From day one, the Gallagher brothers had struck a chord, not only with their beloved hometown of Manchester but the whole of the UK. Their accessible recipe blended Liam Gallagher’s iconic vocals with brother Noel’s catchy and anthemic lyrics and simple yet effective chord sequences. As they began work on their second album, they set their sights higher with ambitions of conquering the world.
With the release of (What’s the Story) Morning Glory? in 1995, Oasis followed this plan to a tee. Noel refined his songwriting to produce an album of rock ballads focussing on “huge” choruses, as he described them, that lingered in mind long after the listen. The album marked the peak of Oasis’ success and propped them up on a wave that they would ride through a series of increasingly mediocre albums before their breakup in 2009. Love them or loathe them, the Gallagher brothers managed to create music that re-energised the 1990s during the Britpop surge.
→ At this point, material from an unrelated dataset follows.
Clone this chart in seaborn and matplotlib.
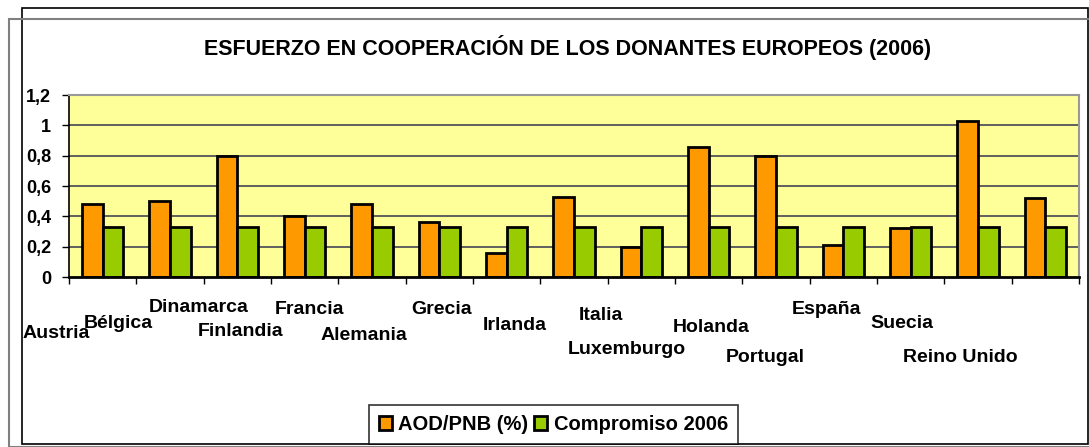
import pandas as pd
import matplotlib.pyplot as plt
import seaborn as sns
from matplotlib.patches import Rectangle

# Data
paises = ["Austria", "Bélgica", "Dinamarca", "Finlandia", "Francia", "Alemania", "Grecia",
          "Irlanda", "Italia", "Luxemburgo", "Holanda", "Portugal", "España", "Suecia", "Reino Unido"]
aod_pnb = [0.48, 0.50, 0.80, 0.40, 0.48, 0.36, 0.16, 0.53, 0.20, 0.86, 0.80, 0.21, 0.32, 1.03, 0.52]
compromiso = [0.33] * len(paises)
series = ["AOD/PNB (%)", "Compromiso 2006"]
yticks = [0, 0.2, 0.4, 0.6, 0.8, 1.0, 1.2]
ytick_labels = ["0", "0,2", "0,4", "0,6", "0,8", "1", "1,2"]

# Excel-style staggered category labels: (dx pixels, dy pixels) from each tick centre
label_offsets = [(-46, -56), (-52, -46), (-39, -30), (-64, -55), (-63, -33), (-75, -59), (-65, -33),
                 (-59, -48), (-40, -38), (-82, -72), (-65, -51), (-78, -80), (-84, -33), (-76, -46), (-85, -81)]

df = pd.DataFrame({
    "pais": paises * 2,
    "serie": [series[0]] * len(paises) + [series[1]] * len(paises),
    "valor": aod_pnb + compromiso,
})

sns.set_style("white")
plt.rcParams["font.family"] = ["Liberation Sans", "DejaVu Sans"]
plt.rcParams["font.weight"] = "bold"
plt.rcParams["text.color"] = "black"
plt.rcParams["ytick.color"] = "black"
plt.rcParams["xtick.color"] = "black"

fig = plt.figure(figsize=(10.89, 4.47), dpi=100)
ax = fig.add_axes([69 / 1089, 1 - 277 / 447, 1010 / 1089, 182 / 447])

sns.barplot(data=df, x="pais", y="valor", hue="serie", order=paises,
            palette=["#FF9900", "#99CC00"], width=0.61, gap=0,
            edgecolor="black", linewidth=2, saturation=1, ax=ax, legend=True)

ax.set_facecolor("#FFFF99")
ax.set_ylim(0, 1.2)
ax.set_xlim(-0.5, len(paises) - 0.5)
ax.set_yticks(yticks)
ax.set_yticklabels(ytick_labels, fontsize=13, fontweight="bold", color="black")
for y in yticks[1:]:
    ax.axhline(y, color="#5f5f5f", lw=1.4, zorder=0.5)
ax.set_xlabel("")
ax.set_ylabel("")

# ticks between categories
ax.set_xticks([i - 0.5 for i in range(len(paises) + 1)])
ax.set_xticklabels([])
ax.tick_params(axis="x", direction="out", length=5, width=1, color="black", bottom=True)
ax.tick_params(axis="y", direction="out", length=5, width=1, color="black", left=True, pad=8)

for side in ["top", "right"]:
    ax.spines[side].set_color("#999999")
    ax.spines[side].set_linewidth(1.5)
ax.spines["left"].set_color("black")
ax.spines["bottom"].set_color("black")
ax.spines["left"].set_linewidth(1.2)
ax.spines["bottom"].set_linewidth(2)

for i, (name, (dx, dy)) in enumerate(zip(paises, label_offsets)):
    ax.annotate(name, xy=(i, 0), xycoords=("data", "axes fraction"),
                xytext=(dx, dy), textcoords="offset pixels",
                ha="center", va="center", fontsize=14, fontweight="bold", color="black")

fig.text(568 / 1089, 1 - 48 / 447, "ESFUERZO EN COOPERACIÓN DE LOS DONANTES EUROPEOS (2006)",
         ha="center", va="center", fontsize=15.5, fontweight="bold", color="black")

handles, labels = ax.get_legend_handles_labels()
ax.legend_.remove()
leg = fig.legend(handles, labels, loc="upper left", bbox_to_anchor=(369 / 1089, 1 - 405 / 447),
                 ncol=2, frameon=True, fancybox=False, prop={"weight": "bold", "size": 14.5},
                 handlelength=0.65, handleheight=0.65, handletextpad=0.3, columnspacing=0.3,
                 borderpad=0.5, borderaxespad=0)
leg.get_frame().set_edgecolor("black")
leg.get_frame().set_linewidth(1.2)
for t in leg.get_texts():
    t.set_color("black")

# outer chart frames
fig.patches.append(Rectangle((22 / 1089, 1 - 444 / 447), 1066 / 1089, 436 / 447,
                             transform=fig.transFigure, fill=False, edgecolor="black", lw=1.2))
fig.patches.append(Rectangle((9 / 1089, 1 - 447 / 447), 1090 / 1089, 428 / 447,
                             transform=fig.transFigure, fill=False, edgecolor="#808080", lw=1.5))

fig.savefig("out.png", dpi=100)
Among the anthems in the (What’s the Story) Morning Glory? locker, there are some particularly poignant lyrics from Noel. For me, one of the most interesting songs on the album from a lyrical point of view is ‘Cast No Shadow’. Noel wrote the song about The Verve frontman Richard Ashcroft, whom Oasis had been close with since both groups had risen to fame in the mid-90s.
In an interview with Select magazine, Noel explained the track’s connection to Ashcroft: “He always seemed to me to not be very happy about what was going on around him, almost trying too hard. That’s why it goes, ‘He was bound with the weight of all the words he tried to say.’ I always felt he was born at the wrong place, and in the wrong place, and he was always trying to say the right things, but they came out wrong.”
“I played him the song, and he nearly started crying,” Noel continued. “I was like, ‘Come on, hold yourself together, son! Easy now. In a way, it’s about all my friends who were in groups,” he concluded. “We are bound with the weight of all the words we have to say. We’re always looking for more.”
In a separate interview with Q Magazine, Richard Ashcroft recounted when he first realised that the song was about him. “I think Brian [Cannon, designer] who does the sleeves told me about it. I think it’s one of the best tunes that he’s [Noel Gallagher] ever written as well. It’s a great honour to be part of that and then when the album exploded like that it’s great. I was just really buzzing. I think it was almost an afterthought [for Noel], but there was so many gags at the time because I was so thin – ‘Is it because he’s so thin that he casts no shadow, is that what it’s about?’ I did say to him, ‘Am I a vampire what are you trying to say man?’”.